Unlike Libor, no massive debate about a replacement index took place. Freddie Mac has created an alternative of its own for servicers to apply to mortgages it owns, the Enterprise 11th District COFI Replacement Index. It is based on the Federal Cost of Funds Index currently published by Freddie Mac, and it includes a spread adjustment.

That will appear on a dedicated web page on the Freddie Mac website on the last business day of every month starting on Feb. 28, for January.

“As a reminder, on or before the date of the next mortgage interest rate adjustment that uses the Enterprise 11th District COFI Replacement Index, the Servicer must provide impacted Borrowers with written notice identifying the replacement index and stating where the index is posted,” said Freddie Mac Bulletin 2022-31, which was issued in October. “In addition, the Servicer must store a copy of this notice in the Freddie Mac Mortgage file and send a copy of the notice to the Document Custodian with instructions to store the notice with the original Note.”

Fannie Mae published a notice in April calling on servicers to use the Freddie Mac replacement index for mortgages it owns.
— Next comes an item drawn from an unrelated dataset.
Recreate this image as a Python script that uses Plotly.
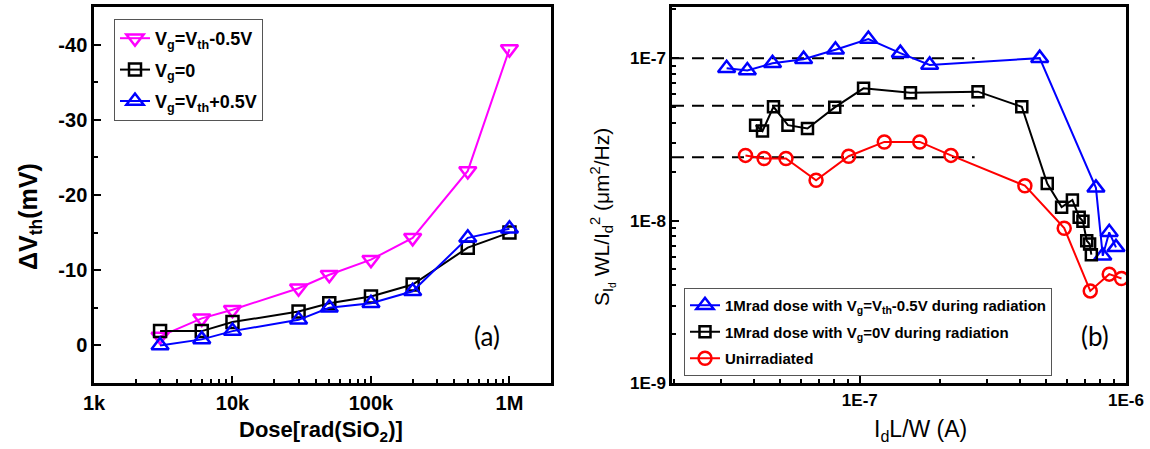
import plotly.graph_objects as go
import numpy as np

# ---------------- Panel (a) data ----------------
dose = [3e3, 6e3, 1e4, 3e4, 5e4, 1e5, 2e5, 5e5, 1e6]
dvth_minus = [-1.2, -3.6, -4.75, -7.6, -9.4, -11.4, -14.3, -23.2, -39.4]
dvth_zero = [-1.9, -1.9, -3.1, -4.5, -5.6, -6.5, -8.1, -13.0, -15.0]
dvth_plus = [0.0, -0.8, -1.9, -3.4, -5.0, -5.6, -7.2, -14.3, -15.5]
a_xticks = [1e3, 1e4, 1e5, 1e6]
a_xticktext = ["1k", "10k", "100k", "1M"]
a_yticks = [-40, -30, -20, -10, 0]
a_yticktext = ["-40", "-30", "-20", "-10", "0"]

# ---------------- Panel (b) data ----------------
blue_x = [3.16e-8, 3.78e-8, 4.70e-8, 6.15e-8, 8.1e-8, 1.077e-7, 1.42e-7, 1.83e-7,
          4.74e-7, 7.71e-7, 8.18e-7, 8.65e-7, 9.17e-7]
blue_y = [8.67e-8, 8.39e-8, 9.31e-8, 9.86e-8, 1.127e-7, 1.31e-7, 1.074e-7, 9.09e-8,
          1.0e-7, 1.59e-8, 6.07e-9, 8.47e-9, 6.84e-9]
black_x = [4.06e-8, 4.31e-8, 4.74e-8, 5.37e-8, 6.36e-8, 8.05e-8, 1.033e-7, 1.55e-7,
           2.78e-7, 4.06e-7, 5.06e-7, 5.73e-7, 6.29e-7, 6.67e-7, 6.89e-7, 7.12e-7,
           7.30e-7, 7.41e-7]
black_y = [3.87e-8, 3.56e-8, 5.02e-8, 3.87e-8, 3.69e-8, 4.98e-8, 6.52e-8, 6.13e-8,
           6.22e-8, 5.02e-8, 1.69e-8, 1.21e-8, 1.34e-8, 1.05e-8, 9.9e-9, 7.52e-9,
           7.17e-9, 6.17e-9]
red_x = [3.72e-8, 4.37e-8, 5.28e-8, 6.85e-8, 9.08e-8, 1.236e-7, 1.68e-7, 2.20e-7,
         4.17e-7, 5.86e-7, 7.34e-7, 8.65e-7, 9.62e-7]
red_y = [2.52e-8, 2.41e-8, 2.41e-8, 1.77e-8, 2.49e-8, 3.05e-8, 3.05e-8, 2.52e-8,
         1.64e-8, 8.98e-9, 3.69e-9, 4.68e-9, 4.40e-9]
ref_x = [1.97e-8, 2.7e-7]
ref_levels = [1.0e-7, 5.1e-8, 2.45e-8]
b_xticks = [1e-7, 1e-6]
b_xticktext = ["1E-7", "1E-6"]
b_yticks = [1e-9, 1e-8, 1e-7]
b_yticktext = ["1E-9", "1E-8", "1E-7"]

FONT = "Liberation Sans, Arial, sans-serif"

fig = go.Figure()

# Panel (a) traces
fig.add_trace(go.Scatter(x=dose, y=dvth_minus, mode="lines+markers",
                         name="V<sub>g</sub>=V<sub>th</sub>-0.5V",
                         line=dict(color="#FF00FF", width=2),
                         marker=dict(symbol="triangle-down-open", size=15, color="#FF00FF",
                                     line=dict(width=2.5, color="#FF00FF")),
                         xaxis="x", yaxis="y", legend="legend", legendgroup="a1"))
fig.add_trace(go.Scatter(x=dose, y=dvth_zero, mode="lines+markers",
                         name="V<sub>g</sub>=0",
                         line=dict(color="black", width=2),
                         marker=dict(symbol="square-open", size=12, color="black",
                                     line=dict(width=2.5, color="black")),
                         xaxis="x", yaxis="y", legend="legend", legendgroup="a2"))
fig.add_trace(go.Scatter(x=dose, y=dvth_plus, mode="lines+markers",
                         name="V<sub>g</sub>=V<sub>th</sub>+0.5V",
                         line=dict(color="#0000FF", width=2),
                         marker=dict(symbol="triangle-up-open", size=15, color="#0000FF",
                                     line=dict(width=2.5, color="#0000FF")),
                         xaxis="x", yaxis="y", legend="legend", legendgroup="a3"))

# Panel (b) reference dashed lines
for lv in ref_levels:
    fig.add_trace(go.Scatter(x=ref_x, y=[lv, lv], mode="lines",
                             line=dict(color="black", width=2, dash="12px,8px"),
                             showlegend=False, hoverinfo="skip",
                             xaxis="x2", yaxis="y2"))

fig.add_trace(go.Scatter(x=blue_x, y=blue_y, mode="lines+markers",
                         name="1Mrad dose with V<sub>g</sub>=V<sub>th</sub>-0.5V during radiation",
                         line=dict(color="#0000FF", width=2),
                         marker=dict(symbol="triangle-up-open", size=15, color="#0000FF",
                                     line=dict(width=2.5, color="#0000FF")),
                         xaxis="x2", yaxis="y2", legend="legend2", legendgroup="g1"))
fig.add_trace(go.Scatter(x=black_x, y=black_y, mode="lines+markers",
                         name="1Mrad dose with V<sub>g</sub>=0V during radiation",
                         line=dict(color="black", width=2),
                         marker=dict(symbol="square-open", size=11, color="black",
                                     line=dict(width=2.5, color="black")),
                         xaxis="x2", yaxis="y2", legend="legend2", legendgroup="g2"))
fig.add_trace(go.Scatter(x=red_x, y=red_y, mode="lines+markers",
                         name="Unirradiated",
                         line=dict(color="#FF0000", width=2),
                         marker=dict(symbol="circle-open", size=13, color="#FF0000",
                                     line=dict(width=2.5, color="#FF0000")),
                         xaxis="x2", yaxis="y2", legend="legend2", legendgroup="g3"))

W, H = 1150, 449
def px(x):
    return x / W
def py(y):
    return 1 - y / H

minor_a = [m * 10 ** e for e in range(3, 7) for m in range(2, 10)]
minor_bx = [m * 10 ** e for e in (-8, -7) for m in range(2, 10)]
minor_by = [m * 10 ** e for e in (-9, -8, -7) for m in range(2, 10)]

axis_common = dict(showline=True, linecolor="black", linewidth=2.5, mirror=True,
                   ticks="inside", ticklen=7, tickwidth=2, tickcolor="black",
                   showgrid=False, zeroline=False, automargin=False)

fig.update_layout(
    width=W, height=H,
    margin=dict(l=0, r=0, t=0, b=0, pad=0),
    paper_bgcolor="white", plot_bgcolor="white",
    font=dict(family=FONT, color="black"),
    xaxis=dict(domain=[px(94), px(551)], type="log", range=[3, 6.3],
               tickvals=a_xticks, ticktext=a_xticktext,
               tickfont=dict(size=20, weight="bold", family=FONT),
               minor=dict(tickvals=minor_a, ticks="inside", ticklen=4, tickwidth=1.5,
                          tickcolor="black"),
               anchor="y", **axis_common),
    yaxis=dict(domain=[py(383), py(7)], range=[5, -45],
               tickvals=a_yticks, ticktext=a_yticktext,
               tickfont=dict(size=20, weight="bold", family=FONT),
               minor=dict(dtick=5, tick0=0, ticks="inside", ticklen=4, tickwidth=1.5,
                          tickcolor="black"),
               anchor="x", **axis_common),
    xaxis2=dict(domain=[px(672), px(1126)], type="log", range=[np.log10(ref_x[0]), -6],
                tickvals=b_xticks, ticktext=b_xticktext,
                tickfont=dict(size=17, weight="bold", family=FONT),
                minor=dict(tickvals=minor_bx, ticks="inside", ticklen=4, tickwidth=1.5,
                           tickcolor="black"),
                anchor="y2", **axis_common),
    yaxis2=dict(domain=[py(383), py(7)], type="log", range=[-9, -6.685],
                tickvals=b_yticks, ticktext=b_yticktext,
                tickfont=dict(size=17, weight="bold", family=FONT),
                minor=dict(tickvals=minor_by, ticks="inside", ticklen=4, tickwidth=1.5,
                           tickcolor="black"),
                anchor="x2", **axis_common),
    legend=dict(x=px(114), y=py(19), xanchor="left", yanchor="top",
                bgcolor="white", bordercolor="#555555", borderwidth=1,
                font=dict(size=18, weight="bold", family=FONT),
                tracegroupgap=5, traceorder="grouped", itemwidth=30),
    legend2=dict(x=px(684), y=py(288), xanchor="left", yanchor="top",
                 bgcolor="white", bordercolor="#555555", borderwidth=1,
                 font=dict(size=15, weight="bold", family=FONT),
                 tracegroupgap=4, traceorder="grouped", itemwidth=30),
    showlegend=True,
)

def ann(text, x, y, size, bold=False, angle=0, family=FONT):
    f = dict(size=size, family=family, color="black")
    if bold:
        f["weight"] = "bold"
    return dict(text=text, x=px(x), y=py(y), xref="paper", yref="paper",
                xanchor="center", yanchor="middle", textangle=angle,
                showarrow=False, font=f)

annotations = [
    ann("ΔV<sub>th</sub>(mV)", 30, 217, 25, bold=True, angle=-90),
    ann("Dose[rad(SiO<sub>2</sub>)]", 321, 431, 22, bold=True),
    ann("(a)", 487, 336, 26, family="Lato, Open Sans, sans-serif"),
    ann("S<sub>I<sub>d</sub></sub> WL/I<sub>d</sub><sup>2</sup> (μm<sup>2</sup>/Hz)",
        602, 217, 21, angle=-90),
    ann("I<sub>d</sub>L/W (A)", 920, 430, 23),
    ann("(b)", 1095, 336, 26, family="Lato, Open Sans, sans-serif"),
]
fig.update_layout(annotations=annotations)

fig.write_html("out.html", config={"displayModeBar": False})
Besides single-family mortgages, the government-sponsored enterprises have multifamily loans and collateralized mortgage obligations indexed to COFI.

Freddie Mac will at first publish two versions of its index, with the single-family calculation including a one-year transition period. The other version will apply to multifamily and Freddie Mac CMOs.

Fannie Mae’s CMOs have different fallback language in the documents that call for them to use Libor after COFI’s discontinuation. Eventually that will then default to the Structure Offered Financing Rate once Libor is discontinued.

The Mortgage Bankers Association earlier this year developed templates for servicers for their communications with borrowers who have Libor-indexed ARMs, and those are good starting points for servicers addressing COFI-indexed ARMs, though small modifications to the documents would be needed to use them in this instance, an organization spokesperson said.

At the group’s 2019 National Secondary Market Conference, a panelist said the end of COFI could be used as a trial run by servicers for the end of Libor.